Ferraro’s pro-Clinton bias aside, this is an interesting question. I think we can safely assume that there’s some reluctance to vote for a black candidate; likewise, that there’s some reluctance to vote for a female candidate. So is it a worse disadvantage to be black, or to be a woman?
Let’s consider some data about the impact of racism on Obama’s candidacy. Here’s a table adapted from Steven Waldman at beliefnet.com:
|white voters who said race was important||margin of victory or defeat|
|North Carolina||8%||Obama +14|
|West Virginia||21%||Obama -41|
There’s a clear correlation, as Waldman observes: “The more white voters who think the candidate’s race matters, the better Clinton does.” Correlation doesn’t necessarily mean causation, but the data are nonetheless suggestive.
Then there’s the anecdotal evidence. For example, this video from al Jazeera (who knew that al Jazeera had English features?) :
Or this anecdote from George Packer:
I spoke with half a dozen men eating lunch at the Pigeon Roost Dairy Bar outside town [ Inez, Kentucky ]. … They announced their refusal to vote for a black man, without hesitation or apology. “He’s a Muslim, isn’t he?” an aging mine electrician asked. “I won’t vote for a colored man. He’ll put too many coloreds in jobs. Coloreds are O.K.—they’ve done well, good for them, look where they came from. But radical coloreds, no—like that Farrakhan, or that senator from New York, Rangel. There’d be riots in the streets, like the sixties.” … Here was one part of the white working class — maybe not representative, but at least significant.
Coloreds?! That expression turns the clock back about 50 years, don’t it?
What about the other scenario? How has sexism impacted the Clinton campaign?
A Clinton supporter itemizes the sexist slurs directed at Clinton in this campaign. She mentions, among other things:
- T-shirts that bear the slogan “Bros before Hos”, with images of Obama and Clinton.
- the Hillary Nutcracker — a Clinton figure that cracks nuts between its legs.
- Citizens United Not Timid (note the acronym) — an anti-Clinton group founded by a Republican guru.
- Mike Barnicle (MSNBC) claiming that Clinton looks “like everyone’s first wife standing outside a probate court”.
- Jack Cafferty (CNN) comparing Clinton to “a scolding mother, talking down to a child”.
There are more items, but that’s enough to make the point.
Gratuitous smears from the like of magician Penn Jillette are bad enough. But presumably the slurs are more damaging when they come from a major TV personality like Jack Cafferty.

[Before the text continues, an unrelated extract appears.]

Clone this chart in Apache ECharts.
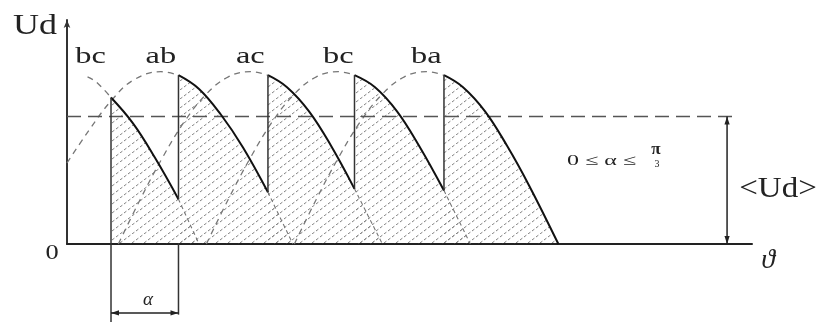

Still … where are the stats showing that 10% or 20% of the voters in a given state will vote for a man — any man, regardless of colour — rather than a woman?
Votes, not insults, are what count. Obama ran up large margins in caucus states where he out-campaigned Clinton. Clinton has just run up large margins in two states (West Virginia and Kentucky) on the back of racism. Arguably, she made a tacit appeal for the racist vote in advance of the West Virginia primary: “Sen. Obama’s support among working, hard-working Americans, white Americans, is weakening again.”
Meanwhile, Clinton claims victim status:
“It’s been deeply offensive to millions of women,” Clinton said. “I believe this campaign has been a groundbreaker in a lot of ways. But it certainly has been challenging given some of the attitudes in the press, and I regret that, because I think it’s been really not worthy of the seriousness of the campaign and the historical nature of the two candidacies we have here.”
Later, when asked if she thinks this campaign has been racist, she says she does not. And she circles back to the sexism. (emphasis added)
Clinton’s remarks are partly justified. But her refusal to acknowledge that Obama has been the victim of racism — that’s just sad.